In a well-attended CSE media briefing at the India Habitat Centre, Lodi Road, New Delhi, on Tuesday a day before the inauguration of the CoP-8 in the Capital, Sunita Narain, director, CSE, argued that the success of CoP-8 will be largely determined by whether the negotiators succeed in re-engaging the US, the world’s heaviest polluter, which is resisting all efforts to take responsibility for its enormous emissions and rejecting multilateralism in the global climate change negotiations.
"The US and all industrialised countries will have to begin to put into place policies to reduce their emissions before they can coerce developing countries into emission commitments," she said, "It is now payback time for industrialised countries, who have all overdrawn on the earth’s natural capital to feed their industrial growth."

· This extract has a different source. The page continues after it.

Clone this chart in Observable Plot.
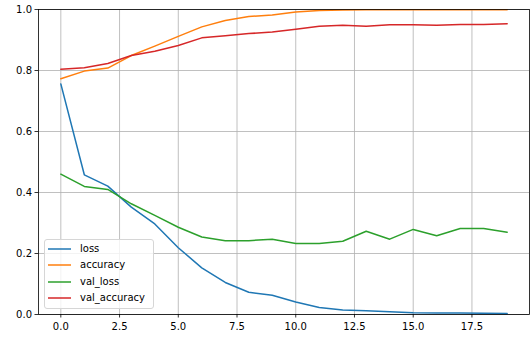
<!DOCTYPE html>
<html>
<head>
<meta charset="utf-8">
<script src="https://cdn.jsdelivr.net/npm/d3@7"></script>
<script src="https://cdn.jsdelivr.net/npm/@observablehq/plot@0.6"></script>
<style>
  html, body { margin: 0; padding: 0; background: #fff; }
  #wrap { position: relative; width: 531px; height: 342px; font-family: "DejaVu Sans", sans-serif; }
  #legend { position: absolute; left: 44px; top: 239px; width: 110px; height: 70px; border: 1px solid #d6d6d6; border-radius: 3px; background: rgba(255,255,255,0.8); box-sizing: border-box; font-size: 10px; color: #000; }
  .row { position: absolute; left: 0; height: 14px; }
  .row svg { position: absolute; left: 3px; top: 0; }
  .row span { position: absolute; left: 35px; top: 0; line-height: 14px; white-space: nowrap; }
</style>
</head>
<body>
<div id="wrap"><div id="chart"></div><div id="legend"></div></div>
<script>
const epochs = [0,1,2,3,4,5,6,7,8,9,10,11,12,13,14,15,16,17,18,19];
const loss = [0.756,0.458,0.421,0.352,0.297,0.219,0.153,0.105,0.073,0.063,0.041,0.023,0.015,0.012,0.009,0.006,0.005,0.005,0.004,0.003];
const accuracy = [0.773,0.798,0.808,0.849,0.880,0.912,0.943,0.964,0.977,0.982,0.992,0.997,0.998,0.999,0.999,0.999,0.999,0.999,0.999,0.999];
const val_loss = [0.460,0.420,0.410,0.363,0.325,0.286,0.254,0.242,0.242,0.247,0.233,0.233,0.240,0.273,0.247,0.279,0.258,0.282,0.282,0.270];
const val_accuracy = [0.804,0.809,0.823,0.849,0.863,0.882,0.907,0.914,0.921,0.926,0.935,0.945,0.948,0.945,0.950,0.950,0.948,0.951,0.951,0.953];
const seriesNames = ["loss","accuracy","val_loss","val_accuracy"];
const seriesColors = ["#1f77b4","#ff7f0e","#2ca02c","#d62728"];
const xTicks = [0,2.5,5,7.5,10,12.5,15,17.5];
const yTicks = [0,0.2,0.4,0.6,0.8,1.0];

const seriesValues = [loss, accuracy, val_loss, val_accuracy];
const data = [];
seriesNames.forEach((name, i) => {
  epochs.forEach((e, j) => data.push({series: name, epoch: e, value: seriesValues[i][j]}));
});

const chart = Plot.plot({
  width: 531,
  height: 342,
  marginLeft: 38,
  marginRight: 2,
  marginTop: 9,
  marginBottom: 28,
  style: {fontFamily: "DejaVu Sans, sans-serif", fontSize: "10px", background: "#fff", color: "#000"},
  x: {domain: [-0.95, 19.95], label: null},
  y: {domain: [0, 1], label: null},
  color: {domain: seriesNames, range: seriesColors},
  marks: [
    Plot.gridX(xTicks, {stroke: "#b0b0b0", strokeOpacity: 1, strokeWidth: 0.8}),
    Plot.gridY(yTicks, {stroke: "#b0b0b0", strokeOpacity: 1, strokeWidth: 0.8}),
    Plot.line(data, {x: "epoch", y: "value", z: "series", stroke: "series", strokeWidth: 1.5}),
    Plot.frame({stroke: "#000", strokeWidth: 0.8}),
    Plot.axisX(xTicks, {tickSize: 3.5, tickPadding: 5, tickFormat: d => d.toFixed(1), fontSize: 10, label: null, strokeWidth: 0.8}),
    Plot.axisY(yTicks, {tickSize: 3.5, tickPadding: 3, tickFormat: d => d.toFixed(1), fontSize: 10, label: null, strokeWidth: 0.8})
  ]
});
document.getElementById("chart").appendChild(chart);

const legend = document.getElementById("legend");
seriesNames.forEach((name, i) => {
  const row = document.createElement("div");
  row.className = "row";
  row.style.top = (1.5 + i * 16.5) + "px";
  row.innerHTML = `<svg width="24" height="14"><line x1="0" x2="23" y1="7" y2="7" stroke="${seriesColors[i]}" stroke-width="1.5"/></svg><span>${name}</span>`;
  legend.appendChild(row);
});
</script>
</body>
</html>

Anju Sharma, co-ordinator, Global Environment Governance Unit, CSE, emphasised that what is urgently needed is "to move from carbon energy to renewable energy or the world stands in danger of being locked into carbon for another century. The only option left is to transit to a zero-carbon system." She, however, cautioned against policy instruments like the Clean Development Mechanism (CDM) designed by industralised countries under the Kyoto Protocol to aid in this process.
"Under the CDM, developed countries can invest in clean energy projects in developing countries to help reduce the amount of carbon dioxide in the atmosphere. But these are just ploys that puts our atmosphere up for trade and profit as these countries only bear the step-up costs towards clean technology and not the actual costs and even claim trading credits for it"
In the Delhi Declaration, India and the developing countries should insist "all technology transfer from the North to the South be in frontline renewable technologies." Otherwise it would mean the use of CDM by industrialised countries as a cheap way to meet their targets without making any changes to cut down emissions in their own countries, Sharma maintained.
Touching on the issue of the use of sinks under CDM (at the CoP-7 in Marrakech, it was agreed that industrialised countries could use credits from sinks, i.e. land, forests and oceans which absorb carbon dioxide and act as reservoirs, towards meeting up to one per cent of their reduction targets), Sharma dismissed it as "controversial" and "complex" in terms of procedure.
India should take a firm position in CoP-8 to restrict such projects to local communities, as sink projects are currently the only means of ensuring that poor communities benefit from emissions trading, she added.